Mayor Brown, a fiscally conservative Democrat, ran on the promise that he would not raise taxes. His predecessor, businessman John Peyton, made the same promise. The problem? Over the last 6 years, property tax revenue, from which the county receives most of its money, has been in a 23% steady decline. Both administrations kept the conservative faith by cutting city-sponsored programs with the exception of Mayoral pet programs, and cut city employees whose positions were deemed non-essential.

Mayor Brown, has continually evoked the “public-private” partnership mantra in order to gain financial support for programs that were not in the city budget, but were deemed important Mayoral pet projects. Most recently, his Learn2Earn program fell over $70,000 short of its goal. His $2 million dollar fundraising goal for education initiatives has produced just $43,000. The group that the Mayor would call upon to raise money for such programs: the Jacksonville Civic Council, whose membership supported Brown’s election is now decidedly not on the team with his calls to raise revenue for pet projects, but not for municipal purposes, such as pot holes and public safety.

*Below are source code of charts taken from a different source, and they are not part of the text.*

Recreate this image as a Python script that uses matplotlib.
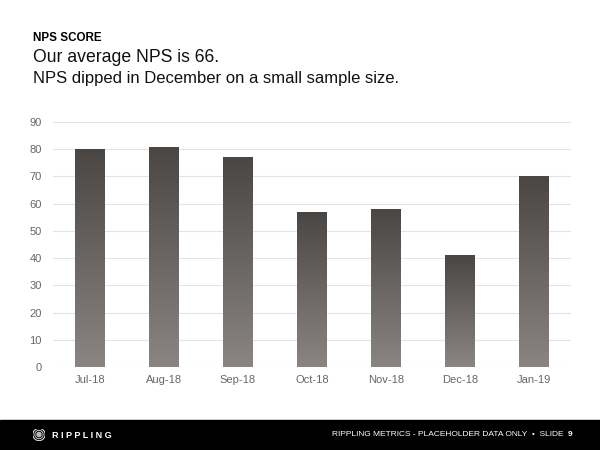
import matplotlib
matplotlib.use("Agg")
import matplotlib.pyplot as plt
import numpy as np
from matplotlib.colors import LinearSegmentedColormap
from matplotlib.patches import Circle, Rectangle

months = ["Jul-18", "Aug-18", "Sep-18", "Oct-18", "Nov-18", "Dec-18", "Jan-19"]
nps = [80, 81, 77, 57, 58, 41, 70]
yticks = [0, 10, 20, 30, 40, 50, 60, 70, 80, 90]

plt.rcParams['font.family'] = ['Liberation Sans', 'DejaVu Sans']

fig = plt.figure(figsize=(6, 4.5), dpi=100)
ax = fig.add_axes([53/600, 1-367/450, (571-53)/600, (367-122)/450])

cmap = LinearSegmentedColormap.from_list("g", ["#8a8583", "#4a4644"])
grad = np.linspace(0, 1, 256).reshape(-1, 1)
x = np.arange(len(months))
bars = ax.bar(x, nps, width=0.4, color="none", zorder=2)
for b in bars:
    x0, y0, w, h = b.get_x(), b.get_y(), b.get_width(), b.get_height()
    im = ax.imshow(grad, cmap=cmap, origin="lower", aspect="auto",
                   extent=[x0, x0 + w, y0, y0 + h], zorder=2)
    im.set_clip_path(b)

ax.set_xlim(-0.5, 6.5)
ax.set_ylim(0, 90)
ax.set_yticks(yticks)
ax.set_xticks(x)
ax.set_xticklabels(months)
for s in ax.spines.values():
    s.set_visible(False)
ax.grid(axis="y", color="#e4e4e4", linewidth=0.8, zorder=0)
ax.set_axisbelow(True)
ax.tick_params(axis="both", length=0, labelsize=8, colors="#666666")
ax.tick_params(axis="x", pad=6)
ax.tick_params(axis="y", pad=8)

fig.text(33/600, 1-38/450, "NPS SCORE", fontsize=8.4, fontweight="bold", color="#000000", va="center")
fig.text(33/600, 1-58/450, "Our average NPS is 66.", fontsize=12.7, color="#111111", va="center")
fig.text(33/600, 1-79/450, "NPS dipped in December on a small sample size.", fontsize=12.0, color="#111111", va="center")

# footer
fig.patches.append(Rectangle((0, 0), 1, 30/450, transform=fig.transFigure, color="#000000", zorder=0))
lax = fig.add_axes([33/600, 1-440.5/450, 12/600, 12/450], zorder=3)
lax.set_xlim(-1, 1); lax.set_ylim(-1, 1); lax.set_aspect("equal"); lax.axis("off")
for r, c in [(1.0, "#dddddd"), (0.82, "#000000"), (0.66, "#cccccc"), (0.5, "#000000"), (0.34, "#bbbbbb")]:
    lax.add_patch(Circle((0, 0), r, color=c))
fig.text(52/600, 1-435/450, "R I P P L I N G", fontsize=6.5, fontweight="bold", color="white", va="center")
fig.text(563/600, 1-435/450, "RIPPLING METRICS - PLACEHOLDER DATA ONLY  •  SLIDE", fontsize=6, color="white", va="center", ha="right")
fig.text(568/600, 1-435/450, "9", fontsize=6, fontweight="bold", color="white", va="center", ha="left")

fig.savefig("out.png", dpi=100)
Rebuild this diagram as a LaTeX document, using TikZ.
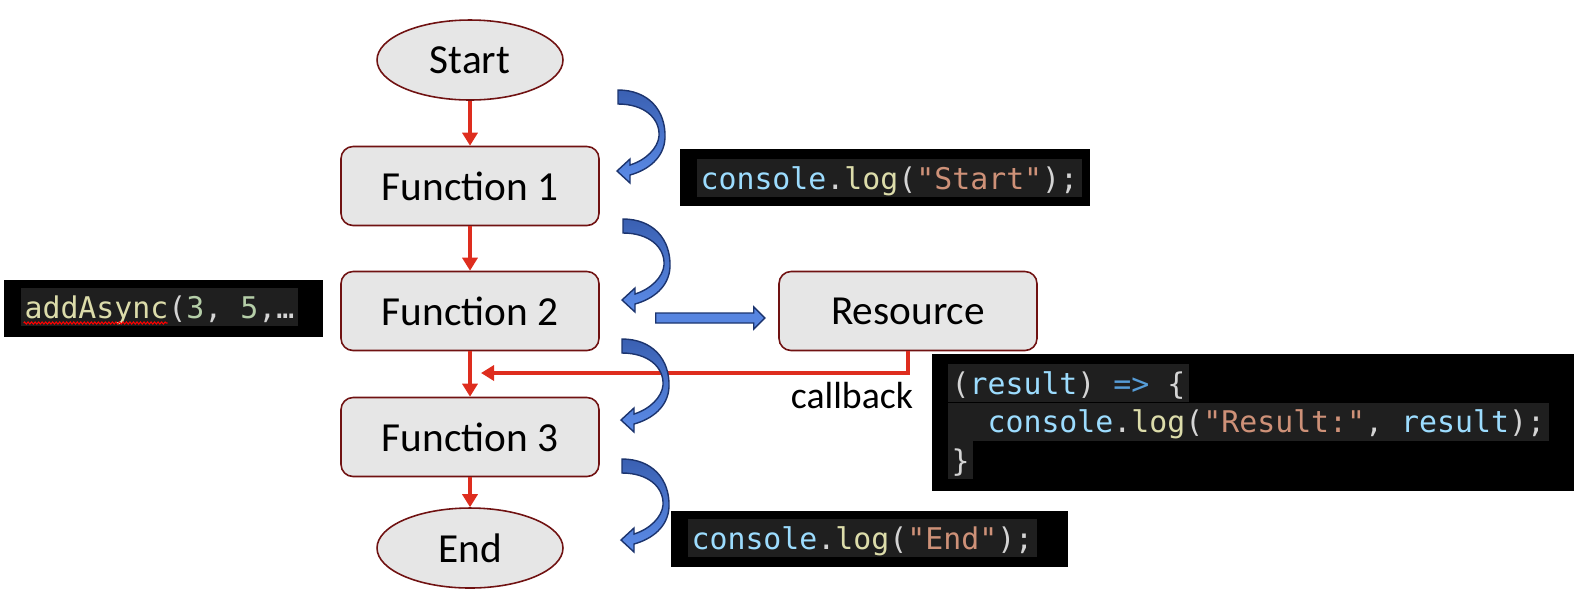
\documentclass[tikz,border=0pt]{standalone}
\usepackage{fontspec}
\setmainfont{Carlito}
\setmonofont{DejaVu Sans Mono}
\usetikzlibrary{shapes.geometric, arrows.meta, decorations.pathmorphing}

\definecolor{boxline}{RGB}{112,18,18}
\definecolor{boxfill}{RGB}{230,230,230}
\definecolor{flowred}{RGB}{222,45,30}
\definecolor{curltop}{RGB}{58,96,178}
\definecolor{curlbot}{RGB}{92,140,232}
\definecolor{curlline}{RGB}{28,52,110}
\definecolor{codebg}{RGB}{31,31,31}
\definecolor{cid}{RGB}{156,220,254}
\definecolor{cfn}{RGB}{220,220,170}
\definecolor{cstr}{RGB}{206,145,120}
\definecolor{cpun}{RGB}{212,212,212}
\definecolor{ckw}{RGB}{86,156,214}
\definecolor{cnum}{RGB}{181,206,168}

\begin{document}
\begin{tikzpicture}[x=0.02cm, y=-0.02cm,
    func/.style={rectangle, rounded corners=0.24cm, draw=boxline, line width=0.9pt, fill=boxfill, minimum width=5.16cm, minimum height=1.58cm, font=\fontsize{23.5}{28}\selectfont},
    term/.style={ellipse, draw=boxline, line width=0.9pt, fill=boxfill, minimum width=3.72cm, minimum height=1.6cm, inner sep=0pt, font=\fontsize{23.5}{28}\selectfont},
    flow/.style={draw=flowred, line width=2.6pt, -{Triangle[width=0.3cm, length=0.26cm]}},
    codebox/.style={fill=black, inner sep=0pt},
    codeline/.style={fill=codebg, text=cpun, anchor=north west, inner xsep=2pt, inner ysep=0pt, text height=0.6cm, text depth=0.16cm, font=\ttfamily\fontsize{17}{20}\selectfont},
    curlfill/.style={draw=curlline, line width=0.8pt, top color=curltop, bottom color=curlbot},
    blockfill/.style={draw=curlline, line width=0.8pt, fill=curlbot!85!curltop},
    squig/.style={draw=red, line width=0.6pt, decorate, decoration={zigzag, segment length=2pt, amplitude=0.6pt}},
    pics/curl/.style={code={
        \path[curlfill] (0,0) .. controls (30,0) and (48,20) .. (47,48)
            .. controls (46,68) and (30,80) .. (12,85) -- (12,93) -- (-1,81) -- (12,69) -- (12,75)
            .. controls (28,70) and (40,58) .. (41,46) .. controls (42,28) and (26,14) .. (0,14) -- cycle;
    }}]

    \useasboundingbox (0,0) rectangle (1577,610);

    % Flow chart
    \node[term] (start) at (470,60) {Start};
    \node[func] (f1) at (470,186) {Function 1};
    \node[func] (f2) at (470,311) {Function 2};
    \node[func] (f3) at (470,437) {Function 3};
    \node[term] (end) at (470,548) {End};
    \node[func] (res) at (908,311) {Resource};

    \draw[flow] (start) -- (f1);
    \draw[flow] (f1) -- (f2);
    \draw[flow] (f2) -- (f3);
    \draw[flow] (f3) -- (end);

    % Callback back into the main flow
    \coordinate (cbtip) at (481,373);
    \draw[flow, line width=2.2pt] (res.south) |- (cbtip);
    \node[font=\fontsize{21.5}{26}\selectfont] (cblabel) at (852,396) {callback};

    % Blue arrows
    \foreach \cx/\cy in {618/90, 623/219, 622/339, 622/459} {
        \pic at (\cx,\cy) {curl};
    }
    \path[blockfill] ([shift={(56,2)}]f2.east) -- ++(98,0) -- ++(0,-6) -- ++(11,11) -- ++(-11,11) -- ++(0,-6) -- ++(-98,0) -- cycle;

    % Code snippets
    \node[codebox, minimum width=8.2cm, minimum height=1.14cm] (cstart) at (885,177.5) {};
    \node[codeline] (lstart) at ([shift={(17,10)}]cstart.north west) {\textcolor{cid}{console}.\textcolor{cfn}{log}(\textcolor{cstr}{"Start"});};

    \node[codebox, minimum width=6.38cm, minimum height=1.14cm] (cadd) at (163.5,308.5) {};
    \node[codeline] (ladd) at ([shift={(17,8)}]cadd.north west) {\textcolor{cfn}{addAsync}(\textcolor{cnum}{3}, \textcolor{cnum}{5},…};
    \draw[squig] ([shift={(3,5)}]ladd.base west) -- ++(144,0);

    \node[codebox, minimum width=12.84cm, minimum height=2.74cm] (cres) at (1253,422.5) {};
    \node[codeline] (lres1) at ([shift={(16,10)}]cres.north west) {(\textcolor{cid}{result}) \textcolor{ckw}{=>} \{};
    \node[codeline] (lres2) at (lres1.south west) {\hphantom{00}\textcolor{cid}{console}.\textcolor{cfn}{log}(\textcolor{cstr}{"Result:"}, \textcolor{cid}{result});};
    \node[codeline] (lres3) at (lres2.south west) {\}};

    \node[codebox, minimum width=7.94cm, minimum height=1.12cm] (cend) at (869.5,539) {};
    \node[codeline] (lend) at ([shift={(17,8)}]cend.north west) {\textcolor{cid}{console}.\textcolor{cfn}{log}(\textcolor{cstr}{"End"});};

\end{tikzpicture}
\end{document}
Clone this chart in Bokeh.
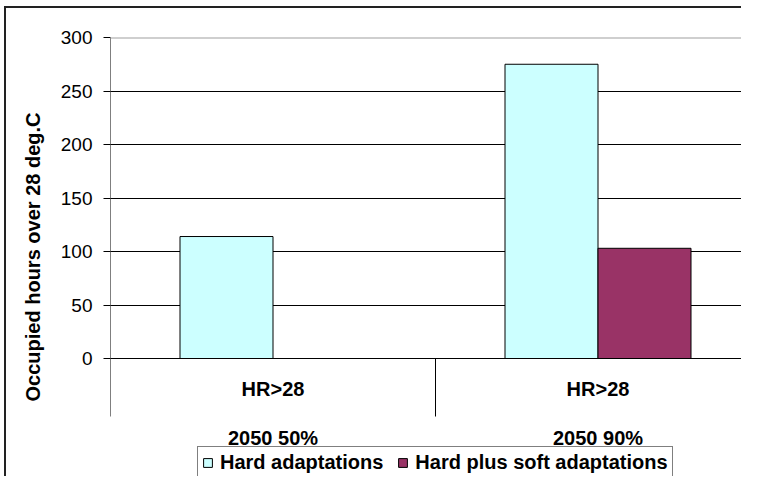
from bokeh.plotting import figure
from bokeh.models import Range1d, FixedTicker, Legend, LegendItem, Span
from bokeh.core.properties import value
from bokeh.embed import file_html
from bokeh.resources import INLINE

# ---- data ----
categories = ["HR>28", "HR>28"]
scenarios = ["2050 50%", "2050 90%"]
series_names = ["Hard adaptations", "Hard plus soft adaptations"]
hard = [114, 275]
hard_soft = [float("nan"), 103]
y_ticks = [0, 50, 100, 150, 200, 250, 300]
y_label = "Occupied hours over 28 deg.C"

# ---- layout constants ----
FONT = "Liberation Sans"
W, H = 741, 476
LEFT, TOP = 110, 37
frame_w = W - LEFT
frame_h = H - TOP
px_per_cat = 325.0
px_per_unit = 321.0 / 300.0
x_end = frame_w / px_per_cat
y_end = y_ticks[-1]
y_start = y_end - frame_h / px_per_unit
bar_w = 93.0 / px_per_cat


def below_zero(px):
    return -px / px_per_unit


p = figure(width=W, height=H, output_backend="svg", toolbar_location=None,
           x_range=Range1d(0, x_end), y_range=Range1d(y_start, y_end),
           x_axis_location=None,
           min_border_left=LEFT, min_border_top=TOP,
           min_border_right=0, min_border_bottom=0)
p.border_fill_color = None
p.background_fill_color = "white"
p.outline_line_color = None
# outer chart border (top and left edges visible in the window)
p.styles = {
    "background": "linear-gradient(#222222, #222222) 4px 6px / 2px 100% no-repeat, "
                  "linear-gradient(#222222, #222222) 4px 6px / 100% 2px no-repeat, white"
}

ticker = FixedTicker(ticks=y_ticks)
p.yaxis.ticker = ticker
p.ygrid.ticker = FixedTicker(ticks=y_ticks[:-1])
p.ygrid.grid_line_color = "black"
p.ygrid.grid_line_width = 1
p.xgrid.visible = False
p.add_layout(Span(location=y_end, dimension="width", line_color="#a0a0a0", line_width=2))

ax = p.yaxis[0]
ax.axis_line_color = None
ax.major_tick_in = 0
ax.major_tick_out = 7
ax.major_tick_line_color = "black"
ax.minor_tick_line_color = None
ax.major_label_standoff = 11
ax.major_label_text_font = FONT
ax.major_label_text_font_size = "19px"
ax.major_label_text_color = "black"
ax.axis_label = y_label
ax.axis_label_text_font = FONT
ax.axis_label_text_font_size = "20px"
ax.axis_label_text_font_style = "bold"
ax.axis_label_text_color = "black"
ax.axis_label_standoff = 14

centers = [i + 0.5 for i in range(len(categories))]
r1 = p.vbar(x=[c - bar_w / 2 for c in centers], top=hard, bottom=0, width=bar_w,
            fill_color="#CCFFFF", line_color="black", line_width=1)
r2 = p.vbar(x=[c + bar_w / 2 for c in centers], top=hard_soft, bottom=0, width=bar_w,
            fill_color="#993366", line_color="black", line_width=1)

y_low = below_zero(58)
n = len(categories)
p.segment(x0=list(range(n + 1)), x1=list(range(n + 1)),
          y0=[y_low] * (n + 1), y1=[y_end] + [0] * n,
          line_color="black", line_width=1)

p.text(x=centers, y=[below_zero(30)] * n, text=categories,
       text_font=value(FONT), text_font_size="20px", text_font_style="bold",
       text_align="center", text_baseline="middle", text_color="black")
p.text(x=centers, y=[below_zero(79)] * n, text=scenarios,
       text_font=value(FONT), text_font_size="20px", text_font_style="bold",
       text_align="center", text_baseline="middle", text_color="black")

legend = Legend(items=[LegendItem(label=series_names[0], renderers=[r1]),
                       LegendItem(label=series_names[1], renderers=[r2])],
                orientation="horizontal", location=(87, -3))
legend.padding = 4
legend.margin = 0
legend.spacing = 14
legend.label_standoff = 7
legend.glyph_width = 11
legend.glyph_height = 11
legend.label_height = 20
legend.label_text_font = FONT
legend.label_text_font_size = "20px"
legend.label_text_font_style = "bold"
legend.label_text_color = "black"
legend.border_line_color = "black"
legend.border_line_width = 1
legend.background_fill_color = "white"
legend.background_fill_alpha = 1
p.add_layout(legend)

open("out.html", "w").write(file_html(p, INLINE))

Brown, who started his team with volunteer administrators, such as “Education Commissioner” Donnie Horner of Jacksonville University, is now moving quietly back to the traditional well paid staff that every Mayor needs to run the government. This is an important event because in the first year of his administration, several business and civic leaders were tapped to head departments with the goal of saving taxpayers money and reorganizing government. The result has been a confusing mishmash that to this day has still not met with City Council understanding or approval.

But back to the budget: Mayor Brown is boxed in politically. If he goes against his campaign promise to not raise taxes, he will surely be called a “flip flopper” and a tax and spend democrat. If he continues with the budget as submitted and is approved by the City Council, he risks overseeing the decline of city services and open revolt among neighborhood and community leaders which equates to reelection worries. After all, Brown has raised only one-third of what his predecessor raised toward his reelection at this same point 7 years ago. Lets not forget, Brown is a democrat in a republican town.

And then there is his unbridled support of new jumbotrons and swimming pools on a billionaire’s behalf at a municipally owned stadium.